The Dining Philosophers Problem is a classic example in computer science that illustrates issues related to synchronization, concurrency, and resource sharing. The main objective of this is to avoid deadlock.
- There are five philosophers sitting around a circular table.
- Each philosopher alternates between thinking and eating.
- In front of each philosopher is a plate of spaghetti, and between each pair of philosophers is one fork (so 5 philosophers, 5 forks total).
- To eat, a philosopher needs both the left and right forks.
- A philosopher must pick up the left fork and the right fork, eat, and then put them down.
The ASIC design was fully verified using the open-soure verification tool, Verilator. We cannot use any detailed simulators like ModelSim or Synopsys DVE since it would take couple of minutes just to print one word using SERV. Hence, we are doing this with Verilator, since it is light-weight and fast-enough to show the real-time execution of programs on SERV.
In this video, we are demonstrating a program tackling this Dining Philosophers Problem running on Zephyr OS booted onto SERV. In the command that starts this simulation we need to give the baud-rate, program to execute and memory size. At the start, it prints that the Zephyr OS is successfully booted and then gives a description of the program it is going to run for the Dining Philosophers Problem. Once the program starts, it prints the status of each Philosopher one-by-one. The statuses include Eating, Thinking, Starving, Holding one fork and Dropped one fork. When the status of each philosopher change, it is updated on the terminal. Since this is a simulations, we could get very clean prints on the terminal.
In the Project Overview, we have discussed why we need to integrate SPI into SERV. This project has achieved them as follows,
- Decouples memory from CPU core: Enables flexible memory placement and simplifies physical design for fabrication- FULLY ACHIEVED
- Minimal pin count: Communicates with external RAM using only 4 wires (MISO, MOSI, SCK, CS), reducing I/O complexity - FULLY ACHIEVED
- Aligns with SERV’s bit-serial philosophy: Maintains SERV’s ultra-minimal, bit-serial architecture by extending serial design principles to memory access - PARTIALLY ACHIEVED
- Shrinks logic footprint: Removes internal RAM, reducing FPGA resource usage and improving area efficiency for ASIC targets - PARTIALLY ACHIEVED
The first two were fully achieved, since now the memory is placed externally in an FRAM and accessed through SPI which only uses 4 wires. However, the last two were only partially achieved since for this project we are using a Wishbone-to-SPI convertor. The memory accessing is done serially but the Wishbone part still exists in the middle. We have reduced the footprint by moving the memory to an external device, but still we have added logic relevant to the convertor. By replacing Wishbone with SPI in future work, we can fully achieve these two as well. With this project, we have proved the feasibility of doing so.

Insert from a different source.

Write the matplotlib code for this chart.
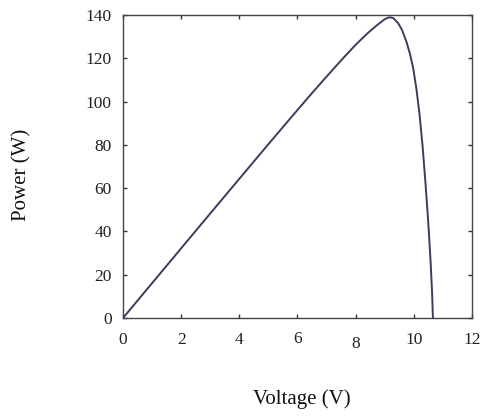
import matplotlib
matplotlib.use("Agg")
import matplotlib.pyplot as plt
from matplotlib.transforms import ScaledTranslation

voltage = [0, 1, 2, 3, 4, 5, 6, 6.5, 7, 7.5, 8, 8.4, 8.7, 8.9, 9.0, 9.1, 9.2, 9.3, 9.46, 9.6,
           9.75, 9.87, 9.98, 10.09, 10.2, 10.3, 10.4, 10.5, 10.58, 10.63, 10.66]
power = [0, 16.1, 32.2, 48.3, 64.3, 80.3, 96.1, 103.9, 111.5, 119.0, 126.2, 131.4, 134.9,
         137.0, 138.0, 138.7, 138.9, 138.5, 136.3, 133.0, 127.6, 122.0, 115.5, 106.0, 94.0,
         80.0, 63.0, 44.0, 26.0, 12.0, 0]
xticks = [0, 2, 4, 6, 8, 10, 12]
yticks = [0, 20, 40, 60, 80, 100, 120, 140]

plt.rcParams['font.family'] = ['Liberation Serif', 'DejaVu Serif']

fig = plt.figure(figsize=(4.83, 4.16), dpi=100)
ax = fig.add_axes([0.2547, 0.2356, 0.977 - 0.2547, 0.964 - 0.2356])
ax.plot(voltage, power, color='#3c3c5c', lw=1.4)
ax.set_xlim(0, 12)
ax.set_ylim(0, 140)
ax.set_xticks(xticks)
ax.set_yticks(yticks)
ax.tick_params(direction='in', length=3, width=1, color='#333333', top=True, right=True,
               labelsize=12.5, labelcolor='#222222')
ax.tick_params(axis='x', pad=10)
ax.tick_params(axis='y', pad=8)
for s in ax.spines.values():
    s.set_color('#444444')
    s.set_linewidth(1.0)

fig.text(0.046, 0.579, 'Power (W)', rotation=90, ha='center', va='center', fontsize=15, color='#111111')
fig.text(0.625, 0.041, 'Voltage (V)', ha='center', va='center', fontsize=15, color='#111111')

fig.canvas.draw()
for lbl in ax.get_xticklabels():
    if lbl.get_text() == '8':
        lbl.set_transform(lbl.get_transform() + ScaledTranslation(0, -4/100, fig.dpi_scale_trans))
    if lbl.get_text() == '6':
        lbl.set_transform(lbl.get_transform() + ScaledTranslation(0, 1/100, fig.dpi_scale_trans))

fig.savefig('out.png', dpi=100)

- Eliminate Wishbone: Replace the Wishbone bus with a fully bit-serial interconnect to further reduce logic complexity and align with SERV’s serial architecture.
- Add bootloader support: Enable loading programs such as Zephyr RTOS from SPI RAM or other sources at startup.
- Integrate basic peripherals:
- GPIO: Provide general-purpose I/O for basic hardware interfacing.
- UART (RX): Allow serial communication for debugging or basic shell interaction.
- Implement I2C-based memory access: Use I2C as an alternative to SPI for connecting external RAM — reducing wire count even further in ultra-minimal systems.